Edmund Gates, WR, Abilene Christian

Height: 6'0" Weight: 189 lbs
Gates put up impressive numbers his senior year, catching 13 touchdown passes and accumulating over 1100 receiving yards. 

Gates helped his draft stock at the combine by running a 4.35 40-yard dash, the fastest among the wide receivers at the combine.
There are questions about how Gates will fare against top flight NFL corners, and his route running is still a bit raw, but his speed and natural athleticism should get him some looks in the third or fourth round of this years draft.


Cecil Shorts III, WR, Mount Union

Height: 6'0" Weight: 200 lbs
Shorts does not have the blazing straight line speed of Edmund Gates, but he is elusive with the ball in his hands and is quite versatile.

Aside from being a incredibly productive receiver, gaining over 1,000 yards in each of his last three seasons, Shorts also contributed in the running game and on punt and kick returns.
Like any small school prospect there are concerns over Shorts' skills being able to translate to the NFL, but if Mount Union's last pro prospect, the Indianapolis Colts Pierre Garcon, is any indication, The Packers could get a steal in the fourth or fifth round.


Justin Rogers, CB/KR, Richmond

Height: 5'11" Weight: 182 lbs
Rodgers was selected first team All-CAA as a cornerback in each of the last three seasons and notched 12 interceptions over that time. Rodgers also handled kick and punt return duties at Richmond, and became the CAA's all-time leader in kick return yardage.

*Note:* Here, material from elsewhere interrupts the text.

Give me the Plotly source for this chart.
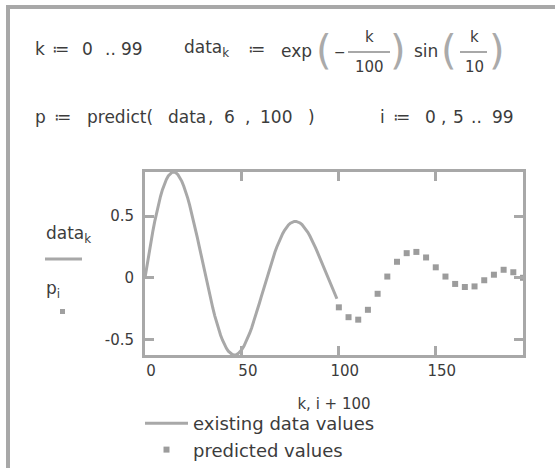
import plotly.graph_objects as go

# ---------------- data ----------------
k_vals = list(range(100))
data_vals = [
    0.000, 0.099, 0.195, 0.287, 0.374, 0.456, 0.532, 0.601, 0.662, 0.716,
    0.761, 0.798, 0.827, 0.846, 0.857, 0.859, 0.852, 0.837, 0.813, 0.783,
    0.744, 0.700, 0.649, 0.592, 0.531, 0.466, 0.398, 0.326, 0.253, 0.179,
    0.105, 0.031, -0.042, -0.113, -0.182, -0.247, -0.309, -0.366, -0.418, -0.466,
    -0.507, -0.543, -0.573, -0.596, -0.613, -0.623, -0.627, -0.625, -0.616, -0.602,
    -0.582, -0.556, -0.525, -0.490, -0.450, -0.407, -0.361, -0.311, -0.260, -0.207,
    -0.153, -0.099, -0.045, 0.009, 0.061, 0.112, 0.161, 0.207, 0.250, 0.290,
    0.326, 0.358, 0.386, 0.410, 0.429, 0.443, 0.453, 0.458, 0.458, 0.453,
    0.445, 0.432, 0.414, 0.393, 0.369, 0.341, 0.311, 0.278, 0.243, 0.206,
    0.168, 0.128, 0.089, 0.049, 0.010, -0.029, -0.067, -0.103, -0.138, -0.170,
]
pred_x = [100, 105, 110, 115, 120, 125, 130, 135, 140, 145,
          150, 155, 160, 165, 170, 175, 180, 185, 190, 195]
pred_vals = [-0.24, -0.32, -0.34, -0.26, -0.13, 0.01, 0.13, 0.20, 0.21, 0.165,
             0.085, 0.01, -0.05, -0.075, -0.07, -0.02, 0.025, 0.065, 0.045, 0.0]

x_tickvals = [0, 50, 100, 150]
x_ticktext = ["0", "50", "100", "150"]
y_tickvals = [-0.5, 0, 0.5]
y_ticktext = ["-0.5", "0", "0.5"]

# ---------------- layout helpers ----------------
W, H = 555, 468
L, R, T, B = 145, 523, 172, 355
FONT = "DejaVu Sans"
TXT = "#3c3c3c"
GRAY = "#a8a8a8"


def px(x):
    return (x - L) / (R - L)


def py(y):
    return (B - y) / (B - T)


fig = go.Figure()
fig.add_trace(go.Scatter(x=k_vals, y=data_vals, mode="lines",
                         line=dict(color=GRAY, width=3),
                         name="existing data values", legendgroup="a"))
fig.add_trace(go.Scatter(x=pred_x, y=pred_vals, mode="markers",
                         marker=dict(symbol="square", size=6, color="#9c9c9c"),
                         name="predicted values", legendgroup="b"))

ann = []


def text(s, x, y, size=17, xanchor="left", color=TXT):
    ann.append(dict(text=s, x=px(x), y=py(y), xref="paper", yref="paper",
                    xanchor=xanchor, yanchor="middle", showarrow=False,
                    font=dict(family=FONT, size=size, color=color)))


def sub(base, s):
    return base + "<sub><span style='color:%s'>%s</span></sub>" % (TXT, s)


PAR = dict(size=40, color="#aaaaaa")

# line 1
text("k", 33, 49)
text("\u2254", 60, 49, xanchor="center")
text("0", 87, 49, xanchor="center")
text("..", 110, 49, xanchor="center")
text("99", 132, 49, xanchor="center")
text(sub("data", "k"), 182, 49)
text("\u2254", 256, 49, xanchor="center")
text("exp", 279, 51)
text("(", 324, 50, xanchor="center", **PAR)
text("\u2212", 340, 52, xanchor="center", size=14)
text("k", 369, 37, size=15, xanchor="center")
text("100", 369, 67, size=15, xanchor="center")
text(")", 398, 50, xanchor="center", **PAR)
text("sin", 412, 51)
text("(", 449, 50, xanchor="center", **PAR)
text("k", 474, 37, size=15, xanchor="center")
text("10", 474, 67, size=15, xanchor="center")
text(")", 497, 50, xanchor="center", **PAR)

# line 2
text("p", 33, 117)
text("\u2254", 62, 117, xanchor="center")
text("predict(", 85, 117)
text("data", 166, 117)
text(",", 210, 117, xanchor="center")
text("6", 229, 117, xanchor="center")
text(",", 247, 117, xanchor="center")
text("100", 258, 117)
text(")", 311, 117, xanchor="center")
text("i", 382, 117, xanchor="center")
text("\u2254", 401, 117, xanchor="center")
text("0", 430, 117, xanchor="center")
text(",", 443, 117, xanchor="center")
text("5", 458, 117, xanchor="center")
text("..", 476, 117, xanchor="center")
text("99", 503, 117, xanchor="center")

# y-axis label stack
text(sub("data", "k"), 44, 234)
text(sub("p", "i"), 44, 289)

shapes = [
    # worksheet borders
    dict(type="line", xref="paper", yref="paper", x0=px(8), x1=px(8), y0=py(5), y1=py(470),
         line=dict(color=GRAY, width=4)),
    dict(type="line", xref="paper", yref="paper", x0=px(6), x1=px(560), y0=py(7), y1=py(7),
         line=dict(color=GRAY, width=4)),
    # fraction bars
    dict(type="line", xref="paper", yref="paper", x0=px(348), x1=px(390), y0=py(52), y1=py(52),
         line=dict(color=GRAY, width=2)),
    dict(type="line", xref="paper", yref="paper", x0=px(460), x1=px(487), y0=py(52), y1=py(52),
         line=dict(color=GRAY, width=2)),
    # y label trace style indicators
    dict(type="line", xref="paper", yref="paper", x0=px(45), x1=px(82), y0=py(259), y1=py(259),
         line=dict(color=GRAY, width=3)),
    dict(type="rect", xref="paper", yref="paper", x0=px(60), x1=px(65), y0=py(309), y1=py(314),
         line=dict(width=0), fillcolor="#a0a0a0"),
]

axis_common = dict(showline=True, linecolor=GRAY, linewidth=3, mirror="ticks",
                   ticks="inside", ticklen=9, tickwidth=3, tickcolor=GRAY,
                   showgrid=False, zeroline=False, automargin=False,
                   tickfont=dict(family=FONT, size=15, color=TXT))

fig.update_layout(
    width=W, height=H,
    margin=dict(l=L, r=W - R, t=T, b=H - B, autoexpand=False),
    paper_bgcolor="white", plot_bgcolor="white",
    xaxis=dict(range=[0, 195], tickvals=x_tickvals, ticktext=x_ticktext,
               ticklabelstandoff=0, ticklabelshift=6,
               title=dict(text="k, i + 100", standoff=20,
                          font=dict(family=FONT, size=15, color=TXT)),
               **axis_common),
    yaxis=dict(range=[-0.627, 0.859], tickvals=y_tickvals, ticktext=y_ticktext,
               ticklabelstandoff=5, **axis_common),
    showlegend=True,
    legend=dict(x=px(140), y=py(405), xanchor="left", yanchor="top",
                bgcolor="rgba(0,0,0,0)", itemwidth=43, tracegroupgap=0,
                font=dict(family=FONT, size=18, color=TXT)),
    annotations=ann,
    shapes=shapes,
)

fig.write_html("out.html", config={"displayModeBar": False},
               post_script="document.body.style.margin='0';")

Rodgers ran a 4.44 40-yard dash at the combine, proving he has the speed to compete in the NFL, but at just 180 pounds, he may have to put on some weight to compete with physical NFL receivers.


Kenrick Ellis, NT, Hampton

Height: 6'5" Weight: 346 lbs
A massive 6'5" and 346 pounds, Ellis can take on multiple offensive linemen and still be disruptive at the point of attack. Ellis was named first team All-MEAC his senior year and notched 94 tackles, 15 tackles for a loss, and two sacks.
Ellis has the talent to anchor a 3-4 defense for years to come, but there are some character concerns with Ellis. He transferred from South Carolina in 2008 due to a suspension for violating team policy, and was also suspended a game in 2010.
The Packers already have a potential Pro Bowl nose tackle in B.J. Raji, but if Ellis fell to the fourth or fifth round, would his talent be too much for the Packers to pass up?

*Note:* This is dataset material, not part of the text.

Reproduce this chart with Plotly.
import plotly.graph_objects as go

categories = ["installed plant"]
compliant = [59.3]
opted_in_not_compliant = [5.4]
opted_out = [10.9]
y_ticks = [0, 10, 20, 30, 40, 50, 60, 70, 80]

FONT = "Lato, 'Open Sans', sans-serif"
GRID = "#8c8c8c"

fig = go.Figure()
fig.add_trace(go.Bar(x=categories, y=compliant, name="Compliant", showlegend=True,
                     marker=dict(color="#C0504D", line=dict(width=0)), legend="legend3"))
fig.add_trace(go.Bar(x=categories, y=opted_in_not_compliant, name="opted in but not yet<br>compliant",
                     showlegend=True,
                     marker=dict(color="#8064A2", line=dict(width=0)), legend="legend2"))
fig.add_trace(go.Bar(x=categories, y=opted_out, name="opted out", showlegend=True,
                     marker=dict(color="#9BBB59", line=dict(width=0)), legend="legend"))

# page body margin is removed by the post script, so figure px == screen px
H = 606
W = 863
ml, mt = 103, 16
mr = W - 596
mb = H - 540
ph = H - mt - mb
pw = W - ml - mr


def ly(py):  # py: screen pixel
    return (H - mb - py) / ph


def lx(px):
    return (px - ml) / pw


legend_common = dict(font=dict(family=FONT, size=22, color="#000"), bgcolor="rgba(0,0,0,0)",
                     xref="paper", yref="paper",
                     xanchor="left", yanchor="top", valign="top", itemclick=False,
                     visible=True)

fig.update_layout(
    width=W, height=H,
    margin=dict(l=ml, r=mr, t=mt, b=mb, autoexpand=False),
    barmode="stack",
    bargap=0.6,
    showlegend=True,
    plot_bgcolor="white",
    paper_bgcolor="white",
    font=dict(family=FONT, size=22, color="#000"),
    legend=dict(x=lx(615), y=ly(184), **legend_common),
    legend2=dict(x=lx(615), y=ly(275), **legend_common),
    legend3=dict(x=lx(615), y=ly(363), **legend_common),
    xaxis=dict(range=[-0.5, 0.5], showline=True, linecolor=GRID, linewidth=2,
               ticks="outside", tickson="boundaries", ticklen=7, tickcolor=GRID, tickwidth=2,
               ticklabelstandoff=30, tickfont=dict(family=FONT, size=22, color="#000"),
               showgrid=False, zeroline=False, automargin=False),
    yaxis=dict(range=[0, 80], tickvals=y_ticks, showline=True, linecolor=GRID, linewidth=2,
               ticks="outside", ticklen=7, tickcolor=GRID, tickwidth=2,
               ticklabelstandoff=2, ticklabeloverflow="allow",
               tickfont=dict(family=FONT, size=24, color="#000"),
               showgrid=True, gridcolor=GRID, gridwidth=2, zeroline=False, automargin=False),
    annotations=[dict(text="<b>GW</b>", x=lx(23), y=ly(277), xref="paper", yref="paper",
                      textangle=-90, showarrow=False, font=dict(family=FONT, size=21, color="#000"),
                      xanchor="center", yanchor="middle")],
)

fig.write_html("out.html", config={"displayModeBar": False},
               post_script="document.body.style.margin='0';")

Will Rackley, G/OT, Lehigh

Height: 6'3" Weight: 309 lbs
A three time All-Patriot league first team selection, Rackley is another college tackle who will probably have to move to guard in the NFL.  Rackley is not a great athlete, but he is durable and very strong, putting up 29 reps on the bench press at the combine.
Rackley played well at the East-West Shrine game at both guard and right tackle, but unfortunately, due to a hip flexor injury, Rackley did not perform in drills at the combine, so his March 17th Pro Day may go a long way in determine his NFL future.

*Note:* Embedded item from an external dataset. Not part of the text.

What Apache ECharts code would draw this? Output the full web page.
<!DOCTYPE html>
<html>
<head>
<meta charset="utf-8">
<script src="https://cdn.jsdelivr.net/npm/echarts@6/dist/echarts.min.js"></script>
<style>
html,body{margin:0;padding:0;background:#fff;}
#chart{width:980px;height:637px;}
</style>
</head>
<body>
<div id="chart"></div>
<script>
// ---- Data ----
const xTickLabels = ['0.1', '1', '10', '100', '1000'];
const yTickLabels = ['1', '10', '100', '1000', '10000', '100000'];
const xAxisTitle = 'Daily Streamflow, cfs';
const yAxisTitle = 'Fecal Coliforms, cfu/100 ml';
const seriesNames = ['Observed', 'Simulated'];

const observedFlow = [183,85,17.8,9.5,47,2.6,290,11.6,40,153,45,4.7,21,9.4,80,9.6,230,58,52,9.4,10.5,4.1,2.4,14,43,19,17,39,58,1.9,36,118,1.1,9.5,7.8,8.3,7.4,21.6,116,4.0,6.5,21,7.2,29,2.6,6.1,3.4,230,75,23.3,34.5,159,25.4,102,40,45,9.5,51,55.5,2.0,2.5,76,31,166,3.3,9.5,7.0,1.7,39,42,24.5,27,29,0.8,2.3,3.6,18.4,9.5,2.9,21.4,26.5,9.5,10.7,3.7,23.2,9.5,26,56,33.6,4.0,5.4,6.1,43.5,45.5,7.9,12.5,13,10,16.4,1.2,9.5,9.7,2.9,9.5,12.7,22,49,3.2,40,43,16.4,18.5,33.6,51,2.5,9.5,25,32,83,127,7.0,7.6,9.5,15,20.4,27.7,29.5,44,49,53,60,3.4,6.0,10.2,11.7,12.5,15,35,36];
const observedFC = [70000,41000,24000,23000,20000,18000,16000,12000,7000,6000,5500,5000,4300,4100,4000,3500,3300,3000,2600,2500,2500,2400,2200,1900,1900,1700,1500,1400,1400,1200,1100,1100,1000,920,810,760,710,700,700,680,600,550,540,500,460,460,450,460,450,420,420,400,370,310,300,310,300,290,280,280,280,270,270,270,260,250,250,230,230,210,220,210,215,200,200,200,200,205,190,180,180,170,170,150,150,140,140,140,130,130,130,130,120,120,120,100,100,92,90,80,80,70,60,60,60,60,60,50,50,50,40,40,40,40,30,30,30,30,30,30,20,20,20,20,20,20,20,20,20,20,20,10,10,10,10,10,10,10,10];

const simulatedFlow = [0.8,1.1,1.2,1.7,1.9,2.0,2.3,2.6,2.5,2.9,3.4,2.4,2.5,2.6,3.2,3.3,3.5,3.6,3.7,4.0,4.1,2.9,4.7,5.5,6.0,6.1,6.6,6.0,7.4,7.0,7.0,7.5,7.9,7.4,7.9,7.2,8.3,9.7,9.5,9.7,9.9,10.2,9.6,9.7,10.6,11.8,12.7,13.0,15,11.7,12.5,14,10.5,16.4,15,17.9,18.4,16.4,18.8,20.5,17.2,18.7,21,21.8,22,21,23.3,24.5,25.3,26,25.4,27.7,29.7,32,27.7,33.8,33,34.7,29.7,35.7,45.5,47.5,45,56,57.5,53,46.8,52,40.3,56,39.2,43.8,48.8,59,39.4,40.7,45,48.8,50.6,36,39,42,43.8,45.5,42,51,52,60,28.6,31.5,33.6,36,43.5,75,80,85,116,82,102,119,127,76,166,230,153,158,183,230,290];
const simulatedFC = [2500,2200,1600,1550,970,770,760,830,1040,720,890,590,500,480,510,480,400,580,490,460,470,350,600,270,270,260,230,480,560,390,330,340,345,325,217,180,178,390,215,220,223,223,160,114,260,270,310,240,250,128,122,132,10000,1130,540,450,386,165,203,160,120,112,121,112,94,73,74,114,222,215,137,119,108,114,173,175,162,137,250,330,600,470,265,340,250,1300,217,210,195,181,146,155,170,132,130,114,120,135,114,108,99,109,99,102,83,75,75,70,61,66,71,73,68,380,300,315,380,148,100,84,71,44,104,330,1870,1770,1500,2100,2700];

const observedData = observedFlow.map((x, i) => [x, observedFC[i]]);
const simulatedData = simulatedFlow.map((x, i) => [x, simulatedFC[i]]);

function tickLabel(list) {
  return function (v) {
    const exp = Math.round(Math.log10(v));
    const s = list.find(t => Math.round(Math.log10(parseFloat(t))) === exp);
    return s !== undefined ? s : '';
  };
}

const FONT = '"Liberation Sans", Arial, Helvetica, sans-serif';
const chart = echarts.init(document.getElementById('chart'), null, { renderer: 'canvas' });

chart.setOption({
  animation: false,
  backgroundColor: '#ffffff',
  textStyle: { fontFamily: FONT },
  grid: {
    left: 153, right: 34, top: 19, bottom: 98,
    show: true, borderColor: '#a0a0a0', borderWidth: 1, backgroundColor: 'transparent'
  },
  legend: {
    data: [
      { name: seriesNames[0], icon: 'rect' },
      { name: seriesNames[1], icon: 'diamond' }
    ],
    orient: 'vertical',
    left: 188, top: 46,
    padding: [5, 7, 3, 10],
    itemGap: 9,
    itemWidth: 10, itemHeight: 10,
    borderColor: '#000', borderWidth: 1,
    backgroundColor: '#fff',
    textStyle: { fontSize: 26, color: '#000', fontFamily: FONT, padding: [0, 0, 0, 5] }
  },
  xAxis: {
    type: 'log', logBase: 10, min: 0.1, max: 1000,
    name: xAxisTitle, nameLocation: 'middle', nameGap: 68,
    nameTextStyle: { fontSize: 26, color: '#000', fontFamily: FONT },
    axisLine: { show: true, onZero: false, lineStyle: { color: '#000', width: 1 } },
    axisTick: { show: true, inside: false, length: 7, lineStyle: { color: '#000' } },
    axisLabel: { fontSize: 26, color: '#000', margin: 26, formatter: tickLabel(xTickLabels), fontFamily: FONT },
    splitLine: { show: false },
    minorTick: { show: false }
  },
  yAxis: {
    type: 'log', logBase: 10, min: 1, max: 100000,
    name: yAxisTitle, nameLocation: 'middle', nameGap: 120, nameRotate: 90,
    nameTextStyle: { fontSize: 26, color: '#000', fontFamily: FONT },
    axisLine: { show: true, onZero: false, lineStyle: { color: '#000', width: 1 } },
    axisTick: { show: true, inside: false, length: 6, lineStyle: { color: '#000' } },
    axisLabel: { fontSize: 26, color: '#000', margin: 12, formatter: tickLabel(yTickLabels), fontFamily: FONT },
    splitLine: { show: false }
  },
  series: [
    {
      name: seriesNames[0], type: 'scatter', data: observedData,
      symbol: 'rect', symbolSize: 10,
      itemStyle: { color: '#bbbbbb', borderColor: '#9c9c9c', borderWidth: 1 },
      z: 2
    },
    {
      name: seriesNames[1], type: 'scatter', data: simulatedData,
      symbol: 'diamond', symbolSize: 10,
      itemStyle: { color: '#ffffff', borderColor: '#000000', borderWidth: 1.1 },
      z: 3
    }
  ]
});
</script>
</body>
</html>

Cheta Ozougwu, DE/OLB, Rice

Height: 6'2" Weight: 247 lbs
An undersized defensive end in college, Ozougwu is projected as a late round pick and may need to make the switch to outside linebacker if he hopes to make an NFL roster. Ozougwu had a solid college career and made first team Conference USA his senior season. 
Ozougwu has enough pass rush ability to make a NFL roster, but there are questions on whether or not he has the athleticism to play at OLB.

The question the Packers would have to ask themselves, is if Ozougwu would be an upgrade over Eric Walden, Brad Jones or Frank Zombo?